Cette pièce explore les cycles amoureux qu’on reproduit sans fin, mais aussi des thématiques comme la bourgeoisie, un milieu qui me fascine en tant qu’observateur extérieur. J’adore m’inspirer des films de Sautet, Truffaut, ou de la Nouvelle Vague pour plonger dans ces dynamiques relationnelles, tout en questionnant nos propres schémas. Ce projet a lancé le triptyque avec Lomane, Mégalomane. Le deuxième volet traite de l’amitié, avec Mélodie Adda, et le troisième explorera la famille, avec Valérie et Laure de Dietrich, la mère et la sœur de Lomane. 

Travailler avec des gens que je connais bien est essentiel pour moi. Cela crée un environnement de confiance qui me permet de les pousser là où ils n’ont pas l’habitude d’aller, d’explorer des nuances de jeu inédites et des thématiques profondément humaines. 

  • Du coup, tu es plutôt théâtre ou cinéma ? 

Cinéma, parce que le cinéma a un rayonnement plus large, et c’est une manière différente de raconter des histoires. Dans ma famille, on va au cinéma, pas au théâtre. J’ai envie de raconter des histoires qui leur parlent aussi. 

Cela dit, j’ai une profonde admiration pour le théâtre. Un bon film, c’est un bon film.
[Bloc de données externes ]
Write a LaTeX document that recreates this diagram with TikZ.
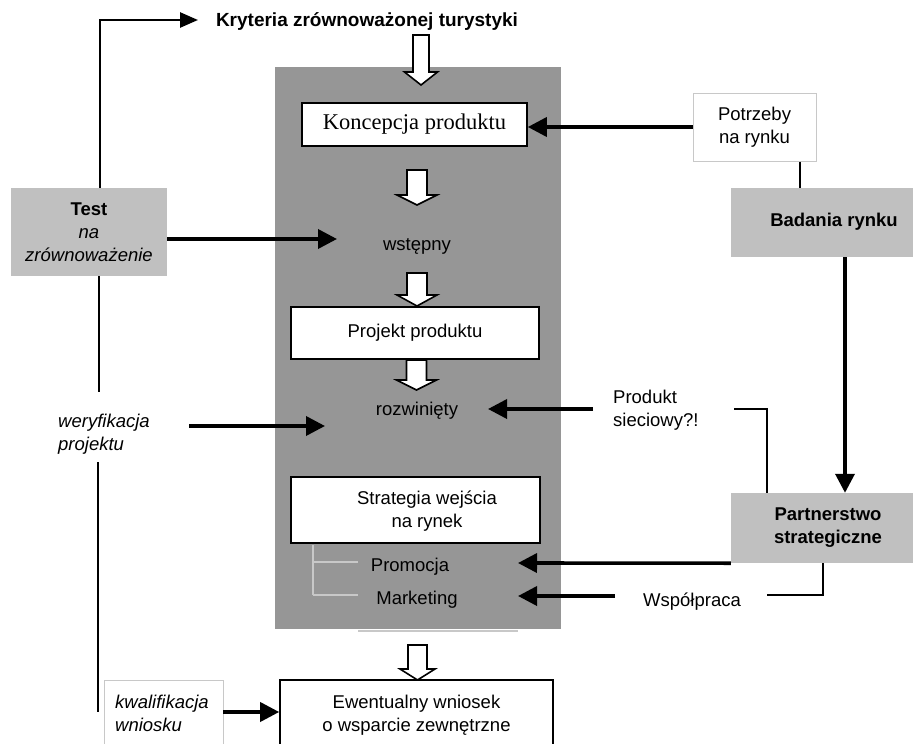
\documentclass[tikz,border=0pt]{standalone}
\usepackage{fontspec}
\setmainfont{Liberation Sans}
\newfontfamily\serifk{Liberation Serif}
\usetikzlibrary{arrows.meta}
\definecolor{panel}{RGB}{150,150,150}
\definecolor{lightbox}{RGB}{192,192,192}
\definecolor{thinline}{RGB}{200,200,200}
\newcommand\basefont{\fontsize{18.5}{23}\selectfont}
\newcommand\hollowarrow[6]{%
  \draw[hollow] (#1-#5,#2) -- (#1+#5,#2) -- (#1+#5,#3) -- (#1+#6,#3) -- (#1,#4) -- (#1-#6,#3) -- (#1-#5,#3) -- cycle;}
\begin{document}
\begin{tikzpicture}[x=1pt,y=-1pt,
  font=\basefont,
  every node/.style={inner sep=0pt},
  box/.style={draw, line width=1.6pt, fill=white, align=center},
  greybox/.style={fill=lightbox, align=center},
  panelbox/.style={fill=panel},
  itext/.style={font=\basefont\itshape},
  btext/.style={font=\basefont\bfseries},
  arr/.style={line width=3.6pt, -{Triangle[length=19pt,width=19pt]}},
  arrtop/.style={line width=2.6pt, -{Triangle[length=18pt,width=15pt]}},
  plainline/.style={line width=2.4pt},
  faint/.style={draw=thinline, line width=1.5pt},
  hollow/.style={draw, line width=1.6pt, fill=white, line join=miter}]
\useasboundingbox (0,0) rectangle (913,744);

% central panel
\node[panelbox, minimum width=286pt, minimum height=562pt] (panel) at (418,348) {};

% texts and boxes
\node[font=\bfseries\fontsize{19}{23}\selectfont] (kryt) at (367,22) {Kryteria zrównoważonej turystyki};
\node[box, minimum width=225pt, minimum height=43pt, font=\serifk\fontsize{22.5}{26}\selectfont] (konc) at (414.5,124.5) {Koncepcja produktu};
\node (wst) at (417,246) {wstępny};
\node[box, minimum width=248pt, minimum height=52pt] (proj) at (415,333) {Projekt produktu};
\node (rozw) at (417,411) {rozwinięty};
\node[box, minimum width=249pt, minimum height=66pt] (strat) at (415.5,510) {};
\node[align=center] (strattxt) at (427,511) {Strategia wejścia\\na rynek};
\node (prom) at (410,567) {Promocja};
\node (mark) at (417,600) {Marketing};
\node[box, minimum width=273pt, minimum height=70pt] (ewent) at (416.5,715) {Ewentualny wniosek\\o wsparcie zewnętrzne};

\node[draw=thinline, line width=1pt, minimum width=119pt, minimum height=70pt] (kwalbox) at (163.5,715) {};
\node[itext, anchor=west, align=left] (kwal) at (115,713.5) {kwalifikacja\\wniosku};

\node[greybox, minimum width=156pt, minimum height=88pt] (test) at (89,232) {\textbf{Test}\\\textit{na}\\\textit{zrównoważenie}};
\node[itext, anchor=west, align=left] (weryf) at (58,434.5) {weryfikacja\\projektu};

\node[draw=thinline, line width=1pt, fill=white, minimum width=123pt, minimum height=68pt, align=center] (potrz) at (754.5,127) {Potrzeby\\na rynku};
\node[greybox, minimum width=182pt, minimum height=69pt] (badan) at (822,222.5) {};
\node[btext] (badantxt) at (834,222) {Badania rynku};
\node[greybox, minimum width=182pt, minimum height=70pt] (partn) at (822,528) {};
\node[btext, align=center] (partntxt) at (828,528) {Partnerstwo\\strategiczne};
\node[anchor=west, align=left] (prod) at (613,410) {Produkt\\sieciowy?!};
\node (wsp) at (692,602) {Współpraca};

% faint bracket and line
\draw[faint] (313,545) -- (313,595);
\draw[faint] (313,562) -- (358,562);
\draw[faint] (313,595) -- (358,595);
\draw[draw=thinline, line width=1.2pt] (358,631) -- (518,631);

% hollow block arrows
\hollowarrow{421}{35}{72}{85}{8}{16.5}
\hollowarrow{417}{170}{195}{205}{10}{20}
\hollowarrow{417}{273}{295}{306}{10}{20}
\hollowarrow{416.5}{360}{380}{390}{10}{20}
\hollowarrow{417.5}{645}{669}{680}{9.5}{17.5}

% coordinates
\coordinate (kryin) at (198,20);
\coordinate (wstin) at (337,239);
\coordinate (railA) at (99,392);
\coordinate (railB) at (98,462);
\coordinate (railC) at (98,712);
\coordinate (weryfout) at (189,426);
\coordinate (rozwin) at (325,426);
\coordinate (kwalout) at (223,712);
\coordinate (pb) at (800,0);
\coordinate (bp) at (845,0);
\coordinate (prodout) at (593,409);
\coordinate (rozwR) at (488,409);
\coordinate (prodR) at (734,409);
\coordinate (brk) at (767,0);
\coordinate (promin) at (518,563);
\coordinate (b2) at (823,0);
\coordinate (wspR) at (767,595);
\coordinate (wspL) at (615,596);
\coordinate (markin) at (518,596);

% connectors
\draw[arrtop] ([xshift=11pt]test.north) |- (kryin);
\draw[arr] (test.east |- wstin) -- (wstin);
\draw[plainline] ([xshift=10pt]test.south) -- (railA);
\draw[arr] (weryfout) -- (rozwin);
\draw[plainline] (railB) -- (railC);
\draw[arr] (kwalout) -- (kwalout -| ewent.west);
\draw[arr] (potrz.west) -- (potrz.west -| konc.east);
\draw[plainline] (pb |- potrz.south) -- (pb |- badan.north);
\draw[arr] (bp |- badan.south) -- (bp |- partn.north);
\draw[arr] (prodout) -- (rozwR);
\draw[plainline, line width=2pt] (prodR) -| (brk |- partn.north);
\draw[arr] (partn.south west) -- (promin);
\draw[plainline, line width=2pt] (b2 |- partn.south) |- (wspR);
\draw[arr] (wspL) -- (markin);
\end{tikzpicture}
\end{document}
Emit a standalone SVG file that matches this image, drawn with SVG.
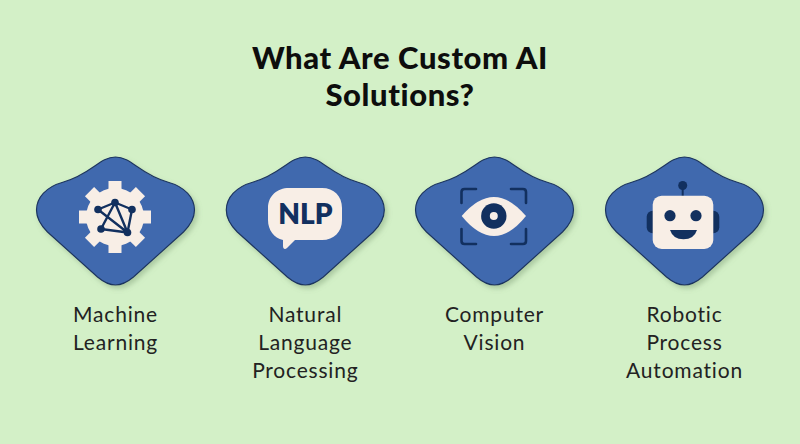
<svg xmlns="http://www.w3.org/2000/svg" width="800" height="444" viewBox="0 0 800 444">
<style>
.bg{fill:#d3f0c7}
.title{font-family:"Lato","Noto Sans",sans-serif;font-weight:900;font-size:31px;fill:#0d0d0d;text-anchor:middle;letter-spacing:.6px}
.lab{font-family:"Lato","Noto Sans",sans-serif;font-size:21px;fill:#222;text-anchor:middle;letter-spacing:.8px}
.blob{fill:#4169ae;stroke:#1c3560;stroke-width:1.2}
.cream{fill:#f8eee6}
.navy{fill:#12305f}
.ln{fill:none;stroke:#12305f;stroke-linecap:round;stroke-linejoin:round}
</style>
<defs>
<filter id="sh" x="-10%" y="-10%" width="125%" height="125%"><feDropShadow dx="2.500" dy="3" stdDeviation="2.500" flood-color="#6f8f68" flood-opacity=".4"/></filter>
<path id="b" class="blob" filter="url(#sh)" d="M0 -67C16 -67 25 -49 52 -42C70 -37 79 -26 79 -14C79 -5 75 1 68 8L18 53C12 58 6 61 0 61C-6 61 -12 58 -18 53L-68 8C-75 1 -79 -5 -79 -14C-79 -26 -70 -37 -52 -42C-25 -49 -16 -67 0 -67Z"/>
</defs>
<rect class="bg" width="800" height="444"/>
<g id="title"><text class="title" x="400" y="68.500">What Are Custom AI</text><text class="title" x="400" y="106">Solutions?</text></g>
<g id="ml"><use href="#b" x="115.500" y="224"/>
<g transform="translate(115 217)"><circle class="cream" r="29"/>
<g class="cream"><rect x="-6.500" y="-36" width="13" height="72"/><rect x="-36" y="-6.500" width="72" height="13"/><rect x="-6.500" y="-36" width="13" height="72" transform="rotate(45)"/><rect x="-6.500" y="-36" width="13" height="72" transform="rotate(-45)"/></g></g>
<path class="ln" stroke-width="2.400" d="M98 209.500L115 202.500L132 209.500L127.500 232.500L101 229L115 202.500L127.500 232.500L98 209.500"/>
<g class="navy"><circle cx="98" cy="209.500" r="3.800"/><circle cx="115" cy="202.500" r="3.800"/><circle cx="132" cy="209.500" r="3.800"/><circle cx="101" cy="229" r="3.800"/><circle cx="127.500" cy="232.500" r="3.800"/></g>
<text class="lab" x="115.500" y="322">Machine</text><text class="lab" x="115.500" y="350">Learning</text></g>
<g id="nlp"><use href="#b" x="305.300" y="224"/>
<path class="cream" d="M289 188H322C334 188 342 196 342 208V220C342 232 334 240 322 240H295L287 248C285 250 283 249 283 246V240C274 238 268 230 268 220V208C268 196 277 188 289 188Z"/>
<text x="305.500" y="224" text-anchor="middle" style="font-family:'Lato','Noto Sans',sans-serif;font-weight:800;font-size:28px;fill:#12305f">NLP</text>
<text class="lab" x="305.300" y="322">Natural</text><text class="lab" x="305.300" y="350">Language</text><text class="lab" x="305.300" y="378">Processing</text></g>
<g id="cv"><use href="#b" x="494.500" y="224"/>
<path class="ln" stroke-width="2.600" d="M461.500 203V192Q461.500 189 464.500 189H476M511 189H523Q526 189 526 192V203M461.500 229V241Q461.500 244 464.500 244H476M511 244H523Q526 244 526 241V229"/>
<path class="cream" d="M461.700 216Q478 197 494 197Q510 197 526 216Q510 236 494 236Q478 236 461.700 216Z"/>
<circle class="navy" cx="493.800" cy="216" r="12.700"/><circle class="cream" cx="493.800" cy="216" r="4"/>
<text class="lab" x="494.500" y="322">Computer</text><text class="lab" x="494.500" y="350">Vision</text></g>
<g id="rpa"><use href="#b" x="684.500" y="224"/>
<path class="ln" stroke-width="2" d="M682.700 189V197"/><circle class="navy" cx="682.700" cy="185.500" r="4.500"/>
<rect class="navy" x="646.700" y="210.700" width="14" height="22.600" rx="6"/><rect class="navy" x="705.300" y="210.700" width="14" height="22.600" rx="6"/>
<rect class="cream" x="652.700" y="195.700" width="60.600" height="53.300" rx="9"/>
<circle class="navy" cx="670" cy="215.700" r="5.600"/><circle class="navy" cx="696" cy="215.700" r="5.600"/>
<path class="navy" d="M670 230H697Q694 239.300 683.500 239.300Q673 239.300 670 230Z"/>
<text class="lab" x="684.500" y="322">Robotic</text><text class="lab" x="684.500" y="350">Process</text><text class="lab" x="684.500" y="378">Automation</text></g>
</svg>
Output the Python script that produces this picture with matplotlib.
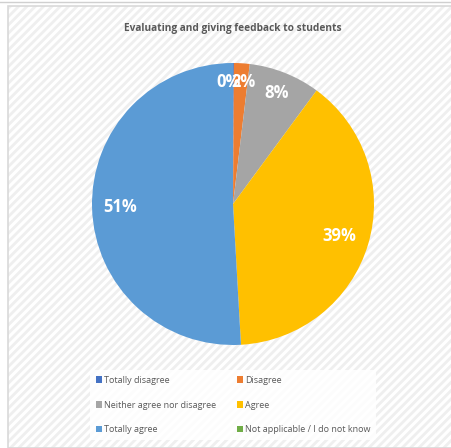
import matplotlib
matplotlib.use("Agg")
import matplotlib.pyplot as plt
from matplotlib.patches import Rectangle
import numpy as np

categories = ["Totally disagree", "Disagree", "Neither agree nor disagree", "Agree",
              "Totally agree", "Not applicable / I do not know"]
values = [0.1, 1.8, 8.2, 39.0, 50.9, 0.0]
labels = ["0%", "2%", "8%", "39%", "51%", ""]
colors = ["#4472C4", "#ED7D31", "#A5A5A5", "#FFC000", "#5B9BD5", "#70AD47"]

W, H = 452, 448
plt.rcParams["hatch.color"] = "#efefef"
plt.rcParams["hatch.linewidth"] = 2.0
fig = plt.figure(figsize=(W / 100, H / 100), dpi=100)
fig.patch.set_facecolor("white")

# hatched chart background
bg = Rectangle((8 / W, 0), 1 - 8 / W, 1 - 6 / H, transform=fig.transFigure,
               facecolor="white", edgecolor="#efefef", hatch="////", lw=0, zorder=0)
fig.patches.append(bg)
frame = Rectangle((8 / W, 0), 1 - 8 / W, 1 - 6 / H, transform=fig.transFigure,
                  facecolor="none", edgecolor="#d9d9d9", lw=1.2, zorder=1)
fig.patches.append(frame)
fig.add_artist(plt.Line2D([0, 1], [1 - 2 / H, 1 - 2 / H], transform=fig.transFigure,
                          color="#d0d0d0", lw=1))

cx, cy, r = 233, 204, 141
ax = fig.add_axes([(cx - r) / W, 1 - (cy + r) / H, 2 * r / W, 2 * r / H])
ax.set_zorder(5)
ax.set_facecolor("none")
wedges, _ = ax.pie(values, colors=colors, startangle=90, counterclock=False,
                   radius=1.0, wedgeprops=dict(linewidth=0))
ax.set_xlim(-1, 1)
ax.set_ylim(-1, 1)
ax.set_aspect("equal")
ax.axis("off")

label_r = [0.865, 0.865, 0.85, 0.79, 0.80, 0.8]
for w, lab, lr in zip(wedges, labels, label_r):
    if not lab:
        continue
    ang = np.deg2rad((w.theta1 + w.theta2) / 2)
    x, y = lr * np.cos(ang), lr * np.sin(ang)
    if lab == "0%":
        x -= 0.035
    if lab == "2%":
        x += 0.02
    ax.text(x, y, lab, color="white", fontsize=12, fontweight="bold",
            ha="center", va="center", family="Open Sans")

fig.text(233 / W, 1 - 29 / H, "Evaluating and giving feedback to students",
         ha="center", va="center", fontsize=7.3, fontweight="bold", color="#595959",
         family="Open Sans", zorder=6)

order = [0, 2, 4, 1, 3, 5]
handles = [Rectangle((0, 0), 1, 1, facecolor=colors[i], edgecolor="none") for i in order]
leg = fig.legend(handles, [categories[i] for i in order], ncol=2, loc="center",
                 bbox_to_anchor=(233 / W, 1 - 405 / H), frameon=True,
                 facecolor="white", edgecolor="none", framealpha=0.85,
                 fontsize=6.5, handlelength=0.7, handleheight=0.7,
                 handletextpad=0.2, columnspacing=2.3, labelspacing=1.75,
                 borderpad=0.6)
leg.set_zorder(6)
for t in leg.get_texts():
    t.set_color("#595959")
    t.set_family("Open Sans")
leg.get_frame().set_linewidth(0)

fig.savefig("out.png", dpi=100)
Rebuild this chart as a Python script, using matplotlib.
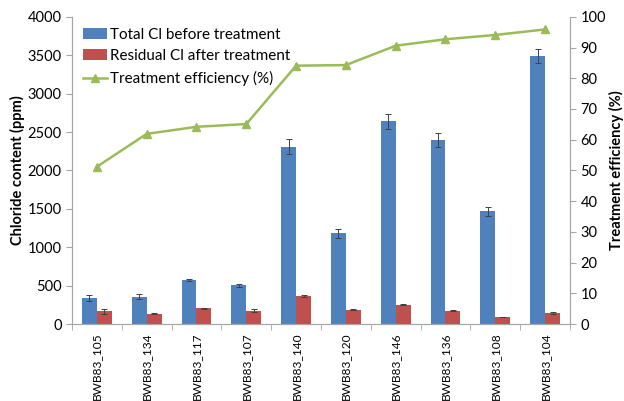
import numpy as np
import matplotlib.pyplot as plt

plt.rcParams['font.family'] = ['Lato', 'DejaVu Sans']

samples = ['BWB83_105', 'BWB83_134', 'BWB83_117', 'BWB83_107', 'BWB83_140',
           'BWB83_120', 'BWB83_146', 'BWB83_136', 'BWB83_108', 'BWB83_104']
total_cl = [340, 355, 575, 505, 2310, 1180, 2640, 2400, 1470, 3490]
total_err = [35, 35, 15, 22, 100, 60, 100, 90, 60, 85]
resid_cl = [165, 135, 205, 175, 365, 185, 250, 175, 90, 140]
resid_err = [30, 10, 4, 15, 10, 6, 8, 12, 5, 15]
efficiency = [51.2, 61.9, 64.2, 65.1, 84.1, 84.3, 90.6, 92.7, 94.1, 95.9]

blue = '#4F81BD'
red = '#C0504D'
green = '#9BBB59'
grey = '#A6A6A6'

fig = plt.figure(figsize=(6.24, 4.01), dpi=100)
ax = fig.add_axes([0.1154, 0.192, 0.798, 0.766])
ax2 = ax.twinx()

x = np.arange(len(samples))
w = 0.3
ax.bar(x - w / 2, total_cl, w, color=blue, yerr=total_err, capsize=2,
       error_kw=dict(elinewidth=0.7, capthick=0.7, ecolor='#404040'),
       label='Total Cl before treatment', zorder=2)
ax.bar(x + w / 2, resid_cl, w, color=red, yerr=resid_err, capsize=2,
       error_kw=dict(elinewidth=0.7, capthick=0.7, ecolor='#404040'),
       label='Residual Cl after treatment', zorder=2)
ax2.plot(x, efficiency, color=green, marker='^', markersize=5.5, linewidth=1.8,
         label='Treatment efficiency (%)')

ax.set_xlim(-0.5, len(samples) - 0.5)
ax.set_ylim(0, 4000)
ax.set_yticks(range(0, 4001, 500))
ax2.set_ylim(0, 100)
ax2.set_yticks(range(0, 101, 10))

ax.set_xticks(x)
ax.set_xticklabels(samples, rotation=90, fontsize=8.6)
ax.set_xticks(np.arange(-0.5, len(samples), 1), minor=True)
ax.tick_params(axis='x', which='major', length=0, pad=6)
ax.tick_params(axis='x', which='minor', length=4, color=grey)
ax.tick_params(axis='y', labelsize=10.5, length=4, color=grey)
ax2.tick_params(axis='y', labelsize=10.5, length=4, color=grey)

for a in (ax, ax2):
    a.spines['top'].set_visible(False)
    for s in ('left', 'right', 'bottom'):
        a.spines[s].set_color(grey)

ax.set_ylabel('Chloride content (ppm)', fontsize=10.5, fontweight='bold', labelpad=2)
ax2.set_ylabel('Treatment efficiency (%)', fontsize=10.5, fontweight='bold', labelpad=2)

h1, l1 = ax.get_legend_handles_labels()
h2, l2 = ax2.get_legend_handles_labels()
leg = ax2.legend(h1 + h2, l1 + l2, loc='upper left', frameon=False,
                 fontsize=11, handlelength=1.6, handletextpad=0.2,
                 borderaxespad=0.3, labelspacing=0.5,
                 bbox_to_anchor=(0.0, 1.0))

fig.savefig('out.png', dpi=100)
Mais un bon spectacle peut être un chef-d’œuvre absolu. Le théâtre a cette force-là.  

Pourtant, en tant qu’acteur, je suis naturellement attiré par le cinéma, son immédiateté, son accessibilité. Et puis, c’est un rêve d’enfant : gamin, je voulais être James Bond, et ça n’a pas changé. 

  • Donc, le rêve « fou », ce serait James Bond ? 

Totalement ! Ce serait dingue ! Ou alors, écrire un biopic sur Patrick Dewaere (rires).  

Pour mes projets concrets, en plus du troisième volet de mon triptyque, j’écris un seul-en-scène pour Clémence Boissé, une ancienne du Cours Florent et du TNS. J’ai aussi des scénarios en développement.  

Et puis, je veux revenir sur scène avec des projets plus axés sur l’écriture de plateau. Par exemple, je travaille avec Camille Bernon, qui était aussi au Cours Florent. Ce retour à la création collective me tient à cœur. C’est là où je me sens chez moi : écrire, jouer, et collaborer avec des gens qui partagent ma vision. 

  • Un dernier conseil pour les élèves actuels ou futurs du Cours Florent ou ceux qui aspirent à devenir comédien, comédienne ? 

Travaillez, travaillez, travaillez. Le talent seul ne suffit pas. Soyez curieux, allez voir des spectacles, nourrissez-vous de tout ce qui peut enrichir votre art. Et surtout, n’oubliez jamais que ce métier se fait à plusieurs. Tout seul, on ne va nulle part. 

Je me souviens, quand j’ai fini par réussir le concours du Conservatoire, j’avais donné 13 ou 14 fois la réplique pendant les auditions ! C’était collectif, quoi. Je l’ai eu grâce à tout le monde autour de moi.